GOAL: Without the pictures, repeat the listing character for character.
-- START --
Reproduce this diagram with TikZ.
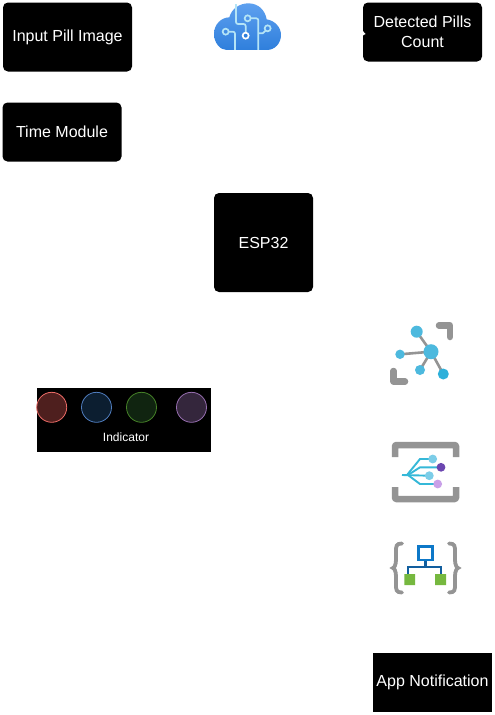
\documentclass[tikz,border=0pt]{standalone}
\usepackage{fontspec}
\setmainfont{Liberation Sans}
\usetikzlibrary{shadings}
\definecolor{cloudtop}{HTML}{5EA0EF}
\definecolor{cloudbot}{HTML}{2F7FDC}
\definecolor{cloudline}{HTML}{B4E4F6}
\definecolor{icongray}{HTML}{949494}
\definecolor{nodeblue}{HTML}{4DB9DE}
\definecolor{nodeblueb}{HTML}{2EB0DA}
\definecolor{treeline}{HTML}{35B8D8}
\definecolor{lightc}{HTML}{7CCDE8}
\definecolor{purpled}{HTML}{6B46B0}
\definecolor{purplel}{HTML}{C9A0E8}
\definecolor{sqblue}{HTML}{0D78C8}
\definecolor{sqdark}{HTML}{125E9E}
\definecolor{sqgreen}{HTML}{76B83F}
\tikzset{
  x=1pt,y=-1pt,
  blackbox/.style={fill=black,draw=none,text=white,rounded corners=5pt,align=center,inner sep=0pt,font=\fontsize{16}{20}\selectfont},
  lamp/.style={circle,minimum size=30pt,inner sep=0pt,line width=0.8pt},
  brk/.style={draw=icongray,line width=6.5pt,line cap=round,line join=round},
  cloudwire/.style={draw=cloudline,line width=1.7pt,fill=none}
}
\begin{document}
\begin{tikzpicture}
\useasboundingbox (0,0) rectangle (495,715);
\fill[white] (0,0) rectangle (495,715);
% boxes
\node[blackbox,minimum width=129pt,minimum height=69pt] (input) at (67.5,37) {Input Pill Image};
\node[blackbox,minimum width=119pt,minimum height=59pt] (time) at (62,132) {Time Module};
\node[blackbox,minimum width=99pt,minimum height=99pt] (esp) at (263.5,242.5) {ESP32};
\node[blackbox,minimum width=119pt,minimum height=59pt] (count) at (422.5,32) {Detected Pills\\Count};
\node[blackbox,rounded corners=0pt,minimum width=119pt,minimum height=59pt] (app) at (432.5,682.5) {App Notification};
\fill[white] (362,30) -- (365.5,34) -- (362,36) -- cycle;
% indicator
\node[fill=black,minimum width=174pt,minimum height=64pt,inner sep=0pt] (indbox) at (124,420) {};
\node[text=white,font=\fontsize{12}{13}\selectfont] (indtext) at (126,437) {Indicator};
\node[lamp,draw={rgb,255:red,234;green,107;blue,102},fill={rgb,255:red,78;green,31;blue,30}] (lr) at (51.7,407.3) {};
\node[lamp,draw={rgb,255:red,80;green,125;blue,190},fill={rgb,255:red,12;green,30;blue,48}] (lb) at (96.5,407.3) {};
\node[lamp,draw={rgb,255:red,70;green,130;blue,40},fill={rgb,255:red,16;green,36;blue,16}] (lg) at (141.5,407.3) {};
\node[lamp,draw={rgb,255:red,150;green,110;blue,175},fill={rgb,255:red,52;green,38;blue,60}] (lp) at (191.5,407.3) {};
% cloud
\begin{scope}[shift={(200,0)},x=0.3333pt,y=-0.3333pt]
\shade[top color=cloudtop,bottom color=cloudbot]
 (42,102) .. controls (42,72) and (65,52) .. (88,52)
 .. controls (95,25) and (120,10) .. (145,10)
 .. controls (175,10) and (195,30) .. (200,58)
 .. controls (225,62) and (243,82) .. (243,105)
 .. controls (243,130) and (225,150) .. (200,150)
 -- (80,150) .. controls (60,150) and (42,128) .. (42,102) -- cycle;
\draw[cloudwire,rounded corners=2pt] (108,12) -- (108,72) -- (137,72) -- (137,97);
\draw[cloudwire,draw=white,fill=cloudbot] (137,107) circle (9);
\draw[cloudwire] (143,55) circle (9);
\draw[cloudwire,rounded corners=2pt] (152,55) -- (175,55) -- (175,150);
\draw[cloudwire] (77,95) circle (9);
\draw[cloudwire,rounded corners=2pt] (86,95) -- (105,95) -- (105,150);
\draw[cloudwire] (203,85) circle (9);
\draw[cloudwire] (197,92) -- (188,100) -- (175,100);
\end{scope}
% graph icon
\draw[brk] (439,325.5) -- (450,325.5) -- (450,337);
\draw[brk] (393.5,371) -- (393.5,381.5) -- (405,381.5);
\draw[draw=icongray,line width=2.6pt] (431,351.7) -- (416.7,331.7) (431,351.7) -- (400,354.3) (431,351.7) -- (420,370) (431,351.7) -- (443.3,374);
\fill[nodeblue] (431,351.7) circle (7.5) (416.7,331.7) circle (6) (400,354.3) circle (4.7) (420,370) circle (5);
\fill[nodeblueb] (443.3,374) circle (5.5);
% tree icon
\draw[brk,line cap=butt,rounded corners=1pt] (395,457) -- (395,445) -- (456,445) -- (456,457);
\draw[brk,line cap=butt,rounded corners=1pt] (395,487) -- (395,499) -- (456,499) -- (456,487);
\draw[treeline,line width=1.9pt] (402,475) -- (429,475.7);
\draw[treeline,line width=1.9pt] (407,475) -- (420,459) -- (432,459);
\draw[treeline,line width=1.9pt] (408,475) -- (420,467.3) -- (441,467.3);
\draw[treeline,line width=1.9pt] (408,475) -- (420,484) -- (437,484);
\fill[lightc] (432.7,459) circle (4.4) (429.3,475.7) circle (4.4);
\fill[purpled] (441,467.3) circle (4.4);
\fill[purplel] (437.7,484) circle (4.4);
% hierarchy icon
\draw[draw=icongray,line width=3.8pt,line cap=round] (402,543.5) .. controls (396,543.5) and (396,546) .. (396,552) -- (396,560) .. controls (396,565) and (394,568) .. (393,568) .. controls (394,568) and (396,571) .. (396,576) -- (396,584) .. controls (396,590) and (396,592.5) .. (402,592.5);
\draw[draw=icongray,line width=3.8pt,line cap=round] (449,543.5) .. controls (455,543.5) and (455,546) .. (455,552) -- (455,560) .. controls (455,565) and (457,568) .. (458,568) .. controls (457,568) and (455,571) .. (455,576) -- (455,584) .. controls (455,590) and (455,592.5) .. (449,592.5);
\draw[sqblue,line width=2.6pt,fill=white] (418.3,546.7) rectangle (432.3,560);
\draw[sqdark,line width=2.6pt] (425.3,561) -- (425.3,567) (408,574) -- (408,567) -- (441,567) -- (441,574);
\fill[sqgreen] (404.3,574) rectangle (415,585) (435,574) rectangle (446,585);
\end{tikzpicture}
\end{document}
-- END --
COMPLETE RESPONSE:
Reproduce this diagram with TikZ.
\documentclass[tikz,border=0pt]{standalone}
\usepackage{fontspec}
\setmainfont{Liberation Sans}
\usetikzlibrary{shadings}
\definecolor{cloudtop}{HTML}{5EA0EF}
\definecolor{cloudbot}{HTML}{2F7FDC}
\definecolor{cloudline}{HTML}{B4E4F6}
\definecolor{icongray}{HTML}{949494}
\definecolor{nodeblue}{HTML}{4DB9DE}
\definecolor{nodeblueb}{HTML}{2EB0DA}
\definecolor{treeline}{HTML}{35B8D8}
\definecolor{lightc}{HTML}{7CCDE8}
\definecolor{purpled}{HTML}{6B46B0}
\definecolor{purplel}{HTML}{C9A0E8}
\definecolor{sqblue}{HTML}{0D78C8}
\definecolor{sqdark}{HTML}{125E9E}
\definecolor{sqgreen}{HTML}{76B83F}
\tikzset{
  x=1pt,y=-1pt,
  blackbox/.style={fill=black,draw=none,text=white,rounded corners=5pt,align=center,inner sep=0pt,font=\fontsize{16}{20}\selectfont},
  lamp/.style={circle,minimum size=30pt,inner sep=0pt,line width=0.8pt},
  brk/.style={draw=icongray,line width=6.5pt,line cap=round,line join=round},
  cloudwire/.style={draw=cloudline,line width=1.7pt,fill=none}
}
\begin{document}
\begin{tikzpicture}
\useasboundingbox (0,0) rectangle (495,715);
\fill[white] (0,0) rectangle (495,715);
% boxes
\node[blackbox,minimum width=129pt,minimum height=69pt] (input) at (67.5,37) {Input Pill Image};
\node[blackbox,minimum width=119pt,minimum height=59pt] (time) at (62,132) {Time Module};
\node[blackbox,minimum width=99pt,minimum height=99pt] (esp) at (263.5,242.5) {ESP32};
\node[blackbox,minimum width=119pt,minimum height=59pt] (count) at (422.5,32) {Detected Pills\\Count};
\node[blackbox,rounded corners=0pt,minimum width=119pt,minimum height=59pt] (app) at (432.5,682.5) {App Notification};
\fill[white] (362,30) -- (365.5,34) -- (362,36) -- cycle;
% indicator
\node[fill=black,minimum width=174pt,minimum height=64pt,inner sep=0pt] (indbox) at (124,420) {};
\node[text=white,font=\fontsize{12}{13}\selectfont] (indtext) at (126,437) {Indicator};
\node[lamp,draw={rgb,255:red,234;green,107;blue,102},fill={rgb,255:red,78;green,31;blue,30}] (lr) at (51.7,407.3) {};
\node[lamp,draw={rgb,255:red,80;green,125;blue,190},fill={rgb,255:red,12;green,30;blue,48}] (lb) at (96.5,407.3) {};
\node[lamp,draw={rgb,255:red,70;green,130;blue,40},fill={rgb,255:red,16;green,36;blue,16}] (lg) at (141.5,407.3) {};
\node[lamp,draw={rgb,255:red,150;green,110;blue,175},fill={rgb,255:red,52;green,38;blue,60}] (lp) at (191.5,407.3) {};
% cloud
\begin{scope}[shift={(200,0)},x=0.3333pt,y=-0.3333pt]
\shade[top color=cloudtop,bottom color=cloudbot]
 (42,102) .. controls (42,72) and (65,52) .. (88,52)
 .. controls (95,25) and (120,10) .. (145,10)
 .. controls (175,10) and (195,30) .. (200,58)
 .. controls (225,62) and (243,82) .. (243,105)
 .. controls (243,130) and (225,150) .. (200,150)
 -- (80,150) .. controls (60,150) and (42,128) .. (42,102) -- cycle;
\draw[cloudwire,rounded corners=2pt] (108,12) -- (108,72) -- (137,72) -- (137,97);
\draw[cloudwire,draw=white,fill=cloudbot] (137,107) circle (9);
\draw[cloudwire] (143,55) circle (9);
\draw[cloudwire,rounded corners=2pt] (152,55) -- (175,55) -- (175,150);
\draw[cloudwire] (77,95) circle (9);
\draw[cloudwire,rounded corners=2pt] (86,95) -- (105,95) -- (105,150);
\draw[cloudwire] (203,85) circle (9);
\draw[cloudwire] (197,92) -- (188,100) -- (175,100);
\end{scope}
% graph icon
\draw[brk] (439,325.5) -- (450,325.5) -- (450,337);
\draw[brk] (393.5,371) -- (393.5,381.5) -- (405,381.5);
\draw[draw=icongray,line width=2.6pt] (431,351.7) -- (416.7,331.7) (431,351.7) -- (400,354.3) (431,351.7) -- (420,370) (431,351.7) -- (443.3,374);
\fill[nodeblue] (431,351.7) circle (7.5) (416.7,331.7) circle (6) (400,354.3) circle (4.7) (420,370) circle (5);
\fill[nodeblueb] (443.3,374) circle (5.5);
% tree icon
\draw[brk,line cap=butt,rounded corners=1pt] (395,457) -- (395,445) -- (456,445) -- (456,457);
\draw[brk,line cap=butt,rounded corners=1pt] (395,487) -- (395,499) -- (456,499) -- (456,487);
\draw[treeline,line width=1.9pt] (402,475) -- (429,475.7);
\draw[treeline,line width=1.9pt] (407,475) -- (420,459) -- (432,459);
\draw[treeline,line width=1.9pt] (408,475) -- (420,467.3) -- (441,467.3);
\draw[treeline,line width=1.9pt] (408,475) -- (420,484) -- (437,484);
\fill[lightc] (432.7,459) circle (4.4) (429.3,475.7) circle (4.4);
\fill[purpled] (441,467.3) circle (4.4);
\fill[purplel] (437.7,484) circle (4.4);
% hierarchy icon
\draw[draw=icongray,line width=3.8pt,line cap=round] (402,543.5) .. controls (396,543.5) and (396,546) .. (396,552) -- (396,560) .. controls (396,565) and (394,568) .. (393,568) .. controls (394,568) and (396,571) .. (396,576) -- (396,584) .. controls (396,590) and (396,592.5) .. (402,592.5);
\draw[draw=icongray,line width=3.8pt,line cap=round] (449,543.5) .. controls (455,543.5) and (455,546) .. (455,552) -- (455,560) .. controls (455,565) and (457,568) .. (458,568) .. controls (457,568) and (455,571) .. (455,576) -- (455,584) .. controls (455,590) and (455,592.5) .. (449,592.5);
\draw[sqblue,line width=2.6pt,fill=white] (418.3,546.7) rectangle (432.3,560);
\draw[sqdark,line width=2.6pt] (425.3,561) -- (425.3,567) (408,574) -- (408,567) -- (441,567) -- (441,574);
\fill[sqgreen] (404.3,574) rectangle (415,585) (435,574) rectangle (446,585);
\end{tikzpicture}
\end{document}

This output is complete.